Muitos deles foram mortos, outros feitos de refém. Já uma pequena parcela foi obrigada a ajudar o grupo autodenominado “Estado Islâmico” a mostrar tudo aquilo do que são capazes. Esse fato pode até parecer algo que aconteceu recentemente no Afeganistão, mas ele remete a uma triste e marcante passagem da primeira vez que o grupo dominou o país.
Em maio de 1999, Mirza Hussain, que tinha 26 anos, não tinha outra alternativa a não ser seguir à risca as ordens do grupo radical. Assim, ele foi um dos reféns que colocou bombas nas famosas estátuas de Buda que ficavam na cidade.
Como explica matéria da BBC, as esculturas eram consideradas as mais altas estátuas de Buda do mundo. Feitas de arenito, elas foram exterminadas em um ato que chocou o mundo e que jamais sairá da memória de Hussain.
"Primeiro, eles atingiram os Budas com tanques e disparos. Quando viram que não fazia efeito, colocaram explosivos para destruí-los", conta o afegão à BBC. "Eu estava junto com 25 prisioneiros. Não havia civis na cidade, apenas combatentes do Talibã".
"Fomos escolhidos porque não havia mais ninguém. Éramos prisioneiros e tratados como pessoas que poderiam ser descartadas a qualquer momento”, explica Mirza, que foi entrevistado pelo veículo britânico em 2001.
Na ocasião, o xiita explicou que ele e os outros reféns, quando viram o grupo radical levar dinamites e armas ao local, sabiam que poderiam morrer a qualquer momento, seja pela fúria dos guardas ou nas estrondosas explosões.
"Quando um dos homens, que tinha um problema na perna, não conseguiu mais carregar os explosivos, o Talibã atirou nele na hora e deu o corpo a outro prisioneiro, para que ele o descartasse”, conta.
Para colocar explosivos ao redor da enorme estátua de 55 metros de altura, Mirza relembra que ele e outros reféns demoraram cerca de três dias. Após isso, em instantes, a construção foi detonada enquanto os radicais gritavam ‘Allah Akbar’ (uma expressão que significa ‘Deus é grande’).
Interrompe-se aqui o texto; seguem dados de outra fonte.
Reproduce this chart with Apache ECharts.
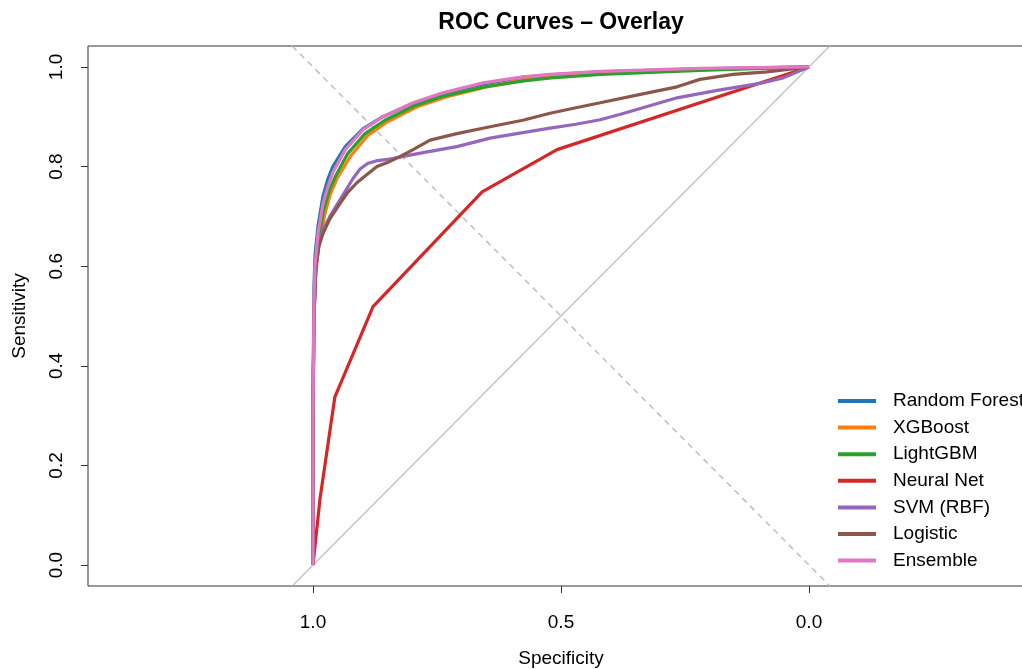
<!DOCTYPE html>
<html>
<head>
<meta charset="utf-8">
<script src="https://cdn.jsdelivr.net/npm/echarts@6/dist/echarts.min.js"></script>
<style>
html,body{margin:0;padding:0;background:#fff;}
#chart{width:1022px;height:669px;}
</style>
</head>
<body>
<div id="chart"></div>
<script>
const seriesNames = ["Random Forest","XGBoost","LightGBM","Neural Net","SVM (RBF)","Logistic","Ensemble"];
const seriesColors = ["#1f77b4","#ff7f0e","#2ca02c","#d62728","#9467bd","#8c564b","#e377c2"];

const rfSpec   = [1,1,0.998,0.996,0.990,0.980,0.970,0.960,0.935,0.899,0.859,0.798,0.738,0.657,0.577,0.522,0.421,0.22,0];
const rfSens   = [0,0.35,0.56,0.62,0.68,0.74,0.775,0.80,0.84,0.876,0.90,0.927,0.947,0.966,0.979,0.984,0.99,0.996,1];
const xgbSpec  = [1,1,0.998,0.995,0.988,0.976,0.965,0.952,0.925,0.89,0.85,0.79,0.73,0.65,0.57,0.51,0.42,0.22,0];
const xgbSens  = [0,0.3,0.5,0.58,0.645,0.705,0.745,0.775,0.82,0.862,0.89,0.92,0.94,0.96,0.975,0.982,0.988,0.995,1];
const lgbSpec  = [1,1,0.998,0.995,0.989,0.978,0.967,0.955,0.93,0.895,0.855,0.795,0.735,0.655,0.575,0.52,0.42,0.22,0];
const lgbSens  = [0,0.3,0.51,0.59,0.655,0.715,0.752,0.78,0.826,0.866,0.893,0.922,0.942,0.96,0.972,0.978,0.985,0.993,1];
const nnSpec   = [1,0.986,0.956,0.879,0.659,0.508,0];
const nnSens   = [0,0.132,0.337,0.519,0.749,0.834,1];
const svmSpec  = [1,1,0.998,0.994,0.988,0.98,0.966,0.94,0.92,0.905,0.89,0.87,0.845,0.81,0.778,0.71,0.643,0.577,0.522,0.47,0.421,0.38,0.335,0.266,0.185,0.099,0.052,0];
const svmSens  = [0,0.3,0.5,0.6,0.645,0.672,0.70,0.742,0.775,0.795,0.806,0.812,0.815,0.822,0.828,0.840,0.857,0.868,0.877,0.885,0.894,0.905,0.918,0.938,0.953,0.967,0.978,1];
const logSpec  = [1,1,0.998,0.994,0.988,0.98,0.966,0.946,0.93,0.911,0.89,0.871,0.85,0.825,0.8,0.764,0.71,0.643,0.577,0.522,0.47,0.421,0.335,0.266,0.22,0.153,0.085,0];
const logSens  = [0,0.3,0.5,0.6,0.64,0.665,0.695,0.725,0.748,0.768,0.785,0.80,0.808,0.82,0.833,0.853,0.866,0.880,0.893,0.907,0.918,0.928,0.946,0.96,0.975,0.985,0.99,1];
const ensSpec  = [1,1,0.998,0.996,0.990,0.980,0.970,0.960,0.935,0.899,0.859,0.798,0.738,0.657,0.577,0.522,0.421,0.22,0];
const ensSens  = [0,0.3,0.53,0.60,0.665,0.725,0.76,0.788,0.834,0.874,0.900,0.928,0.948,0.968,0.980,0.985,0.991,0.997,1];

const chanceSpec = [1.042,-0.042];
const chanceSens = [-0.042,1.042];
const equalSpec  = [1.042,-0.042];
const equalSens  = [1.042,-0.042];

const xTicks = [1.0,0.5,0.0];
const yTicks = [0,0.2,0.4,0.6,0.8,1.0];

const specArrays = [rfSpec,xgbSpec,lgbSpec,nnSpec,svmSpec,logSpec,ensSpec];
const sensArrays = [rfSens,xgbSens,lgbSens,nnSens,svmSens,logSens,ensSens];

function pairs(xs, ys){ return xs.map((x,i)=>[x, ys[i]]); }

const FONT = '"Liberation Sans", Arial, Helvetica, sans-serif';
const chart = echarts.init(document.getElementById('chart'), null, {renderer:'canvas'});

const series = [
  {type:'line', name:'_chance', data:pairs(chanceSpec,chanceSens), showSymbol:false, silent:true,
   lineStyle:{color:'#bebebe', width:1.2}, z:1},
  {type:'line', name:'_equal', data:pairs(equalSpec,equalSens), showSymbol:false, silent:true,
   lineStyle:{color:'#bebebe', width:1.5, type:[6,5]}, z:1}
];
seriesNames.forEach((n,i)=>{
  series.push({type:'line', name:n, data:pairs(specArrays[i],sensArrays[i]), showSymbol:false,
    lineStyle:{color:seriesColors[i], width:3.2}, itemStyle:{color:seriesColors[i]}, z:2+i});
});

chart.setOption({
  animation:false,
  backgroundColor:'#fff',
  textStyle:{fontFamily:FONT},
  grid:{left:88, top:46, right:-12, bottom:83, outerBoundsMode:'none', show:true, borderColor:'#333', borderWidth:1, backgroundColor:'transparent', containLabel:false},
  xAxis:{type:'value', inverse:true, min:-0.4536, max:1.4536,
    axisLine:{show:false, onZero:false},
    axisTick:{show:true, customValues:xTicks, length:7, inside:false, lineStyle:{color:'#333'}},
    axisLabel:{show:true, customValues:xTicks, margin:27, fontSize:19, color:'#000', fontFamily:FONT,
      formatter:v=>Number(v).toFixed(1)},
    splitLine:{show:false},
    name:'Specificity', nameLocation:'middle', nameGap:63,
    nameTextStyle:{fontSize:19, color:'#000', fontFamily:FONT}},
  yAxis:{type:'value', min:-0.042, max:1.042,
    axisLine:{show:false, onZero:false},
    axisTick:{show:true, customValues:yTicks, length:7, lineStyle:{color:'#333'}},
    axisLabel:{show:true, customValues:yTicks, margin:22, rotate:90, fontSize:19, color:'#000', fontFamily:FONT,
      formatter:v=>Number(v).toFixed(1)},
    splitLine:{show:false},
    name:'Sensitivity', nameLocation:'middle', nameGap:59, nameRotate:90,
    nameTextStyle:{fontSize:19, color:'#000', fontFamily:FONT}},
  legend:{data:seriesNames, orient:'vertical', left:833, top:386, icon:'rect',
    itemWidth:38, itemHeight:4, itemGap:6.6,
    textStyle:{fontSize:19, color:'#000', fontFamily:FONT, lineHeight:20, padding:[0,0,0,12]},
    selectedMode:false},
  graphic:[{type:'text', x:561, y:23, style:{text:'ROC Curves – Overlay',
    fill:'#000', font:'bold 23px "Liberation Sans", Arial, sans-serif', textAlign:'center', textVerticalAlign:'middle'}}],
  series:series
});
</script>
</body>
</html>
Diversos países condenaram o ato, mesmo assim, o Estado Islâmico não recuou, muito pelo contrário, eles levavam cada vez mais explosivo ao local. Em pouco tempo sobraria apenas entulho das esculturas que remetiam ao século 6.
"A partir de então, eles faziam duas ou três explosões por dia para destruir os budas completamente. Fazíamos buracos nas estátuas para plantar dinamite. Não tínhamos as ferramentas adequadas. O processo todo durou 25 dias”, explica o xiita.
O duro ato de sobreviver
Enquanto foi mantido de refém, Hussein diz que era tratado as duras penas. Na parte da alimentação, ele recebia apenas um pouco de pão e arroz.
Já para dormir, tinha que enfrentar o frio das noites com a roupa que tinha no corpo — que não trocou durante todo o tempo que foi feito de refém — e um fino cobertor.
Despois que a última estátua foi resumida a pó, o afegão lembra que o Talibã celebrou. "Eles dispararam tiros ao ar, dançaram e levaram nove vacas para serem sacrificadas”. Após passado todos esses anos, só resta a Mirza o remorso:
"Lamentei na época, lamento agora e sempre lamentarei (...), Mas não tinha como resistir, não tinha escolha, porque eles teriam me matado”.
Após os atentados de 11 de setembro, os Estados Unidos, sob o comando de George W. Bush, invadiram o país e expulsaram as tropas do Talibã do poder — motivados pelo fato do grupo radical ter se recusado a entregar o líder da al-Qaeda, Osama bin Laden.
Assim, as tropas americanas foram alocadas no país. Porém, após duas décadas de ocupação, o presidente Joe Biden anunciou que retiraria os soldados a partir de 1º de maio deste ano. Agora, sem empecilhos no caminho, o Talibã lançou uma ofensiva e retomou o controle da capital do país nos últimos dias.